### REQUIREMENT
Copy everything in the listing below word for word, apart from any images.

### GIVEN INFORMATION

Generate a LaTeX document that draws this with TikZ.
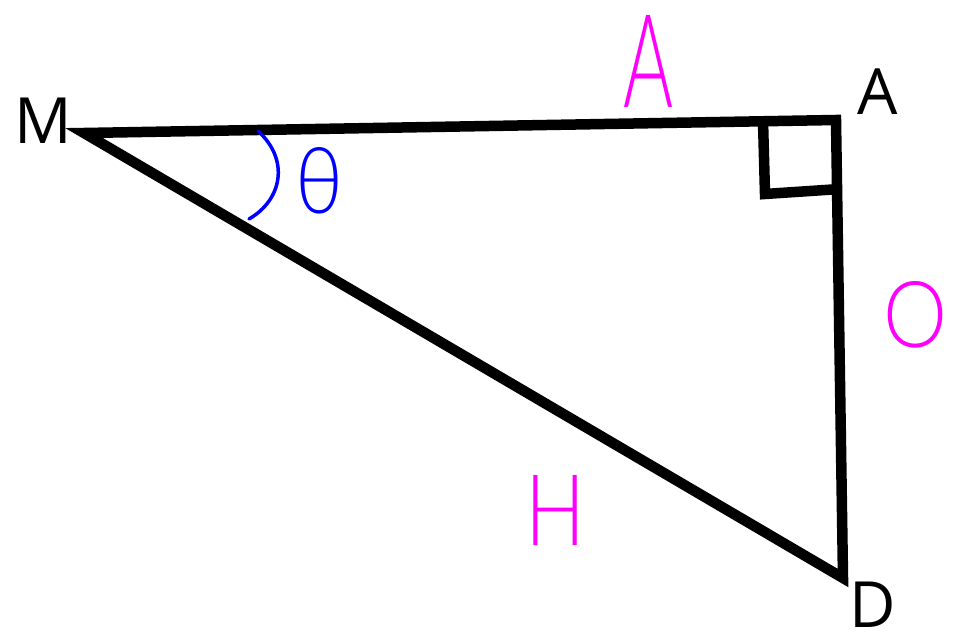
\documentclass[tikz,border=0pt]{standalone}
\usepackage{fontspec}
\setmainfont{Open Sans}
\newfontfamily\handfont{Lato Light}
\usepackage{graphicx}
\definecolor{pinkhand}{RGB}{255,0,255}
\definecolor{bluehand}{RGB}{0,0,255}
\begin{document}
\begin{tikzpicture}[x=1bp,y=-1bp,
  edge/.style={line width=10.5bp,line join=miter,line cap=butt},
  vlabel/.style={font=\fontsize{64}{64}\selectfont,inner sep=0pt},
  pinklabel/.style={text=pinkhand,font=\handfont,inner sep=0pt},
  bluelabel/.style={text=bluehand,font=\handfont,inner sep=0pt}]
\useasboundingbox (0,0) rectangle (953,637);
\fill[white] (0,0) rectangle (953,637);
% vertices
\coordinate (m) at (84,133);
\coordinate (a) at (836,120);
\coordinate (d) at (843,578);
% triangle
\draw[edge] (m) -- (a) -- (d) -- cycle;
% right angle mark
\coordinate (ra1) at (763,121);
\coordinate (ra2) at (765,194);
\coordinate (ra3) at (840,189);
\draw[edge] (ra1) -- (ra2) -- (ra3);
% vertex labels
\node[vlabel] (lm) at (43,121) {M};
\node[vlabel] (la) at (878,92) {A};
\node[vlabel] (ld) at (873,605) {D};
% angle arc
\coordinate (arc1) at (258,131);
\coordinate (arc2) at (249,219);
\draw[bluehand,line width=3.5bp,line cap=round] (arc1) .. controls (290,160) and (282,200) .. (arc2);
% handwritten labels
\node[bluelabel] (theta) at (320,181) {\resizebox{48bp}{66bp}{θ}};
\node[pinklabel] (sa) at (648,61) {\resizebox{50bp}{92bp}{A}};
\node[pinklabel] (so) at (915,315) {\resizebox{64bp}{66bp}{O}};
\node[pinklabel] (sh) at (556,510) {\resizebox{60bp}{70bp}{H}};
\end{tikzpicture}
\end{document}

### RESULT OF THE EXERCISE
Generate a LaTeX document that draws this with TikZ.
\documentclass[tikz,border=0pt]{standalone}
\usepackage{fontspec}
\setmainfont{Open Sans}
\newfontfamily\handfont{Lato Light}
\usepackage{graphicx}
\definecolor{pinkhand}{RGB}{255,0,255}
\definecolor{bluehand}{RGB}{0,0,255}
\begin{document}
\begin{tikzpicture}[x=1bp,y=-1bp,
  edge/.style={line width=10.5bp,line join=miter,line cap=butt},
  vlabel/.style={font=\fontsize{64}{64}\selectfont,inner sep=0pt},
  pinklabel/.style={text=pinkhand,font=\handfont,inner sep=0pt},
  bluelabel/.style={text=bluehand,font=\handfont,inner sep=0pt}]
\useasboundingbox (0,0) rectangle (953,637);
\fill[white] (0,0) rectangle (953,637);
% vertices
\coordinate (m) at (84,133);
\coordinate (a) at (836,120);
\coordinate (d) at (843,578);
% triangle
\draw[edge] (m) -- (a) -- (d) -- cycle;
% right angle mark
\coordinate (ra1) at (763,121);
\coordinate (ra2) at (765,194);
\coordinate (ra3) at (840,189);
\draw[edge] (ra1) -- (ra2) -- (ra3);
% vertex labels
\node[vlabel] (lm) at (43,121) {M};
\node[vlabel] (la) at (878,92) {A};
\node[vlabel] (ld) at (873,605) {D};
% angle arc
\coordinate (arc1) at (258,131);
\coordinate (arc2) at (249,219);
\draw[bluehand,line width=3.5bp,line cap=round] (arc1) .. controls (290,160) and (282,200) .. (arc2);
% handwritten labels
\node[bluelabel] (theta) at (320,181) {\resizebox{48bp}{66bp}{θ}};
\node[pinklabel] (sa) at (648,61) {\resizebox{50bp}{92bp}{A}};
\node[pinklabel] (so) at (915,315) {\resizebox{64bp}{66bp}{O}};
\node[pinklabel] (sh) at (556,510) {\resizebox{60bp}{70bp}{H}};
\end{tikzpicture}
\end{document}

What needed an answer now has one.